Historic Markers Across Alabama

The Creeks Today

Marker ID:  
Location: 561 Highway 165, Fort Mitchell, AL
County: Russell
Coordinates: N 32° 20.69    W 085° 1.297
  32.34483333    -85.02161666
Style: Interpretative Sign **
Waymark: None


The Creeks Today
Creek Heritage Trail

Today there are federally recognized Creek tribal groups in Oklahoma, Texas, Louisiana, and Alabama. The largest, the Muscogee (Creek) Nation, is based in the state of Oklahoma. The nation is comprised of the descendants of the Creeks who were removed from this area to Indian Territory in the 1830s. The Nation is governed by a Principal Chief and a legislative branch called the National Council, located in Okmulgee, Oklahoma. The Nation operates its own court system, police department health system, economic development offices, casinos, and a tribal college. It also operates museum and cultural preservation programs, whose missions are to preserve and interpret tribal history.

Creeks today are a people proud of their heritage who hold strongly to traditions and maintain a deep interest in their ancestral homeland. Many frequently visit this area and help advise local cultural institutions, including the Historic Chattahoochee Commission and the Chattahoochee Indian Heritage Association, in developing programs and projects that interpret their past.

[Photo Captions]

{Top left}
Seal of the Muscogee Creek Nation
Courtesy of the Muscogee (Creek) Nation

{Middle left}
The Mound Building, which houses the Creek National Council Offices and Judicial Offices
Courtesy of the Muscogee (Creek) Nation

{Bottom left}
The seat of Creek government was originally a two-story log cabin. The Creek Council House was built in 1878 on the foundation of that earlier structure, and served as the Creek National Capitol in 1906. Today the Council House is owned and managed by the Muscogee (Creek) Nation and is a National Historic Landmark.
Courtesy of Oklahoma Tourism and Recreation Department

{Right side Map}
The majority of the enrollment of approximately 75,000 people in the Creek Nation lives in nine counties in east-central Oklahoma. An additional 10,000 members of the tribe live outside of this area.

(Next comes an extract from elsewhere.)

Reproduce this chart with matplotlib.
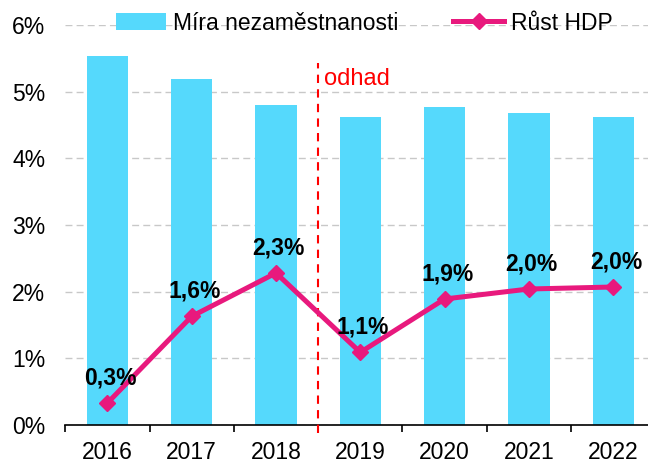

Map showing boundaries of the Muscogee (Creek) Nation

{Bottom right insert & photos}
The Poarch Creek Indians are descendants of a segment of the original Creek Nation. Unlike many eastern Indian tribes, the Poarch Creeks were not removed from their tribal lands and have lived together for almost 200 years in and around the reservation in Poarch, Alabama. The reservation is located eight miles northwest of Atmore, Alabama in rural Escambia County, and about sixty miles northeast of Mobile. There are approximately 2,500 members of the Poarch Band, over 1,000 of whom live in the vicinity of the town of Poarch.

As of 2013, the Poarch Band of Creek Indians is the only federally recognized Indian Tribe in the state of Alabama. It is sovereign nation with its own system of government. The Tribe operates a variety of economic enterprises, including gaming facilities.

2014 by the Alabama Archaeological Society, the Historic Chattahoochee Commission and the Chattahoochee Indian Heritage Association.